The Mudcat Café TM
Thread #168981   Message #4084853
Posted By: GUEST,Jim Hauser
24-Dec-20 - 12:09 PM
Thread Name: New article on Stagolee and John Henry
Subject: RE: New article on Stagolee and John Henry
Regarding the question about why John Hurt thought Billy was white, I don't know the answer. All I know for sure is that in a 1963 interview he TOLD Tom Hoskins that Stagolee and Billy were both white.   

And I suggest that based upon black-white relations in 1963, we will never know for sure if Hurt really BELIEVED they were both white.

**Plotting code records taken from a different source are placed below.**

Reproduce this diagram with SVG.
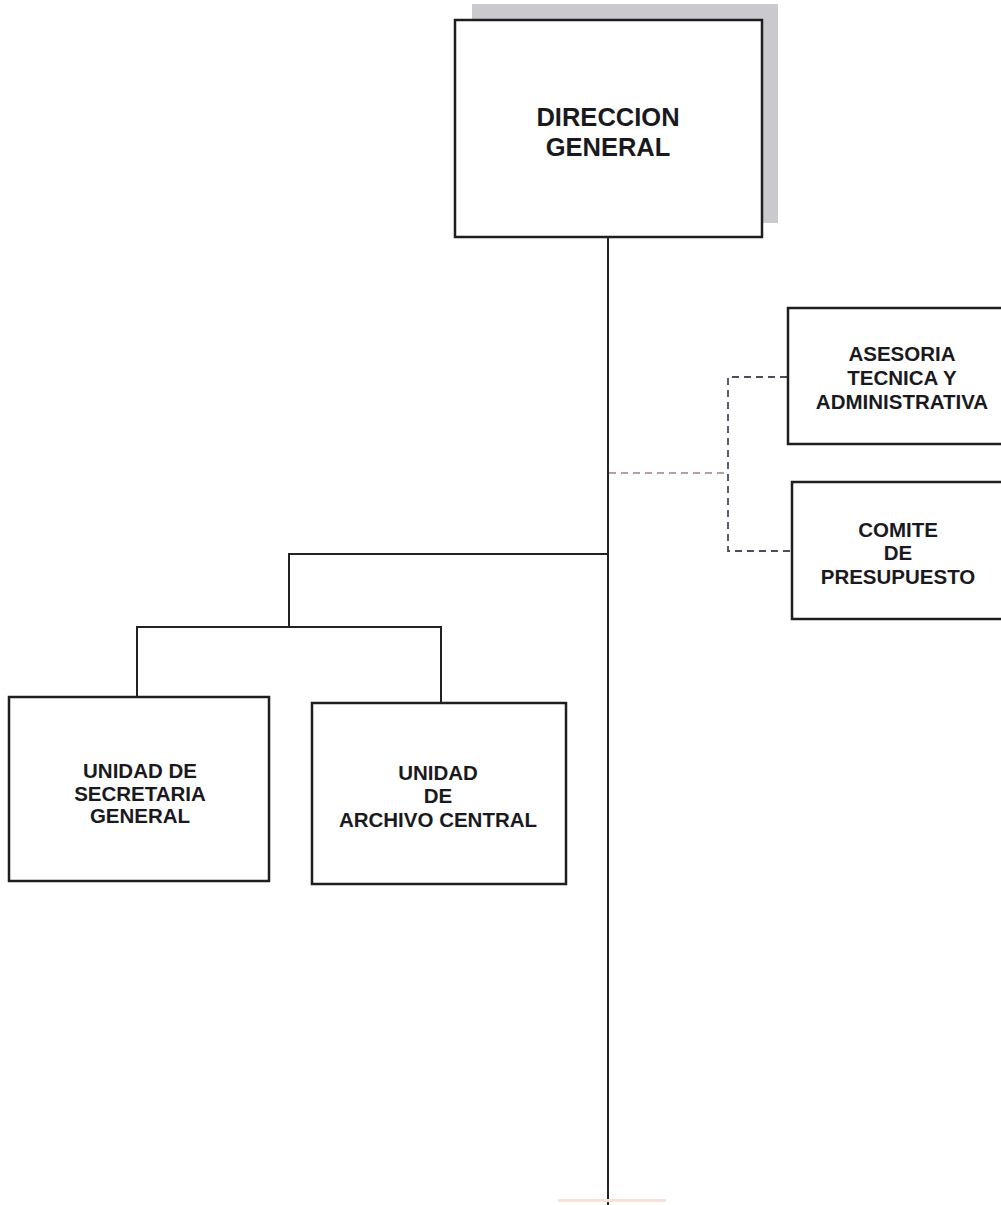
<svg xmlns="http://www.w3.org/2000/svg" width="1001" height="1205" viewBox="0 0 1001 1205">
<style>
.box{fill:#fff;stroke:#1e1e22;stroke-width:2.5}
.t{font-family:"Liberation Sans",Arial,sans-serif;font-weight:bold;fill:#1a1a1e;text-anchor:middle}
.big{font-size:25.5px}
.sm{font-size:20.5px}
.ln{stroke:#222226;stroke-width:2;fill:none}
.dash{stroke:#4a4e5c;stroke-width:1.8;fill:none;stroke-dasharray:7 5}
.dashr{stroke:#a07c84;stroke-width:1.6;fill:none;stroke-dasharray:7 5}
</style>
<rect width="1001" height="1205" fill="#fff"/>
<g id="connectors">
<line class="ln" x1="608" y1="237" x2="608" y2="1205"/>
<polyline class="ln" points="608,554 289,554 289,627"/>
<polyline class="ln" points="137,697 137,627 441,627 441,703"/>
<line class="dashr" x1="609" y1="473" x2="728" y2="473"/>
<polyline class="dash" points="787,377 728,377 728,551 791,551"/>
<rect x="558" y="1199" width="108" height="3" fill="#f6e2d6"/>
</g>
<g id="direccion-general">
<rect x="472" y="4" width="306" height="219" fill="#cacace"/>
<rect class="box" x="455" y="20" width="307" height="217"/>
<text class="t big" x="608" y="126">DIRECCION</text>
<text class="t big" x="608" y="156">GENERAL</text>
</g>
<g id="asesoria">
<rect class="box" x="788" y="308" width="230" height="136"/>
<text class="t sm" x="902" y="361">ASESORIA</text>
<text class="t sm" x="902" y="385">TECNICA Y</text>
<text class="t sm" x="902" y="409">ADMINISTRATIVA</text>
</g>
<g id="comite">
<rect class="box" x="792" y="482" width="230" height="137"/>
<text class="t sm" x="898" y="537">COMITE</text>
<text class="t sm" x="898" y="560">DE</text>
<text class="t sm" x="898" y="584">PRESUPUESTO</text>
</g>
<g id="secretaria">
<rect class="box" x="9" y="697" width="260" height="184"/>
<text class="t sm" x="140" y="778">UNIDAD DE</text>
<text class="t sm" x="140" y="801">SECRETARIA</text>
<text class="t sm" x="140" y="823">GENERAL</text>
</g>
<g id="archivo">
<rect class="box" x="312" y="703" width="254" height="181"/>
<text class="t sm" x="438" y="780">UNIDAD</text>
<text class="t sm" x="438" y="803">DE</text>
<text class="t sm" x="438" y="827">ARCHIVO CENTRAL</text>
</g>
</svg>
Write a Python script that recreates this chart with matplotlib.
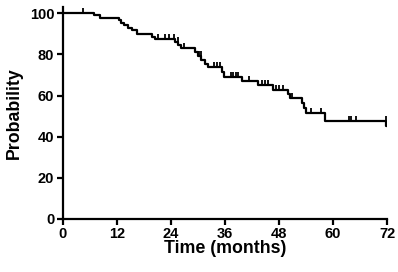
'''Kaplan-Meier style survival curve'''
import matplotlib
matplotlib.use("Agg")
import matplotlib.pyplot as plt
from matplotlib.path import Path

# event times (months) and survival (%) after each event
event_times = [0, 6.9, 8.3, 12.6, 13.0, 13.6, 14.4, 15.4, 16.6, 19.9, 20.5,
               25.0, 25.7, 26.3, 29.3, 30.0, 30.8, 31.6, 32.3, 35.4, 35.8,
               39.8, 43.3, 46.6, 50.1, 50.5, 53.1, 53.5, 53.9, 58.3, 71.8]
survival = [100, 99.0, 97.9, 96.6, 95.4, 94.2, 93.0, 91.8, 89.7, 88.3, 87.5,
            86.0, 84.6, 83.0, 81.0, 79.0, 77.3, 75.5, 73.8, 71.3, 69.2,
            67.2, 65.1, 62.8, 60.7, 58.7, 56.3, 53.7, 51.3, 47.4, 45.0]
end_time = 72

# censored observations (months)
censored = [4.4, 21.2, 22.8, 23.5, 24.6, 25.6, 26.9, 30.3, 30.8, 33.5, 34.2,
            35.0, 37.3, 37.9, 38.5, 39.0, 41.3, 44.2, 44.8, 45.5, 47.3, 48.1,
            48.8, 50.8, 55.1, 57.3, 63.6, 63.9, 65.1, 71.8]

xticks = [0, 12, 24, 36, 48, 60, 72]
yticks = [0, 20, 40, 60, 80, 100]


def surv_at(t):
    s = survival[0]
    for et, sv in zip(event_times, survival):
        if et < t:
            s = sv
    return s


def main():
    plt.rcParams['font.family'] = ['Liberation Sans', 'DejaVu Sans']
    fig = plt.figure(figsize=(3.98, 2.72), dpi=100)
    ax = fig.add_axes([0.1575, 0.195, 0.815, 0.779])

    xs = event_times + [end_time]
    ys = survival + [survival[-1]]
    ax.step(xs, ys, where='post', color='black', lw=1.6)

    tick = Path([(0, 0), (0, 1)])
    cy = [surv_at(t) for t in censored]
    ax.plot(censored, cy, linestyle='none', marker=tick, markersize=7,
            markeredgewidth=1.3, color='black')

    ax.set_xlim(0, 72)
    ax.set_ylim(0, 103)
    ax.set_xticks(xticks)
    ax.set_yticks(yticks)
    for s in ['top', 'right']:
        ax.spines[s].set_visible(False)
    for s in ['left', 'bottom']:
        ax.spines[s].set_linewidth(1.6)
    ax.tick_params(direction='out', length=4, width=1.6, labelsize=10.5, pad=2)
    for lab in ax.get_xticklabels() + ax.get_yticklabels():
        lab.set_fontweight('bold')
    ax.set_xlabel('Time (months)', fontsize=12.8, fontweight='bold', labelpad=-1)
    ax.set_ylabel('Probability', fontsize=12.8, fontweight='bold', labelpad=5)

    fig.savefig('out.png', dpi=100)


if __name__ == "__main__":
    main()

Who knows, maybe his insisting that they were both white served as an indirect--and relatively safe--way of saying that one of the two (Billy) was white.

Anyways, my point in bringing up Hurt's statement is to show that it is not set in stone that black people thought Stagolee and Billy were both black. His claim that Billy and Stagolee were both white suggests that any combination of black and white could have existed in the minds of the black musicians who performed the ballad and in the minds of black listeners. And I believe that the Stagolee/black and Billy/white combination was the most likely combination. And it's important because then the ballad is about a black man fighting with a white man for possession of an object--the Stetson hat-- which was a symbol of manhood during a time when black people were denied their manhood--and freedom--by the white ruling class.

The symbolism is a key to understanding the ballad. Black people had to communicate in code, double meanings, all that kind of stuff due to the realities of the world in which they lived. And when I say "communicate", I'm including music. James Baldwin once told Nikki Giovanni "we had to smuggle information, and we did it through our music, and we did it in the church."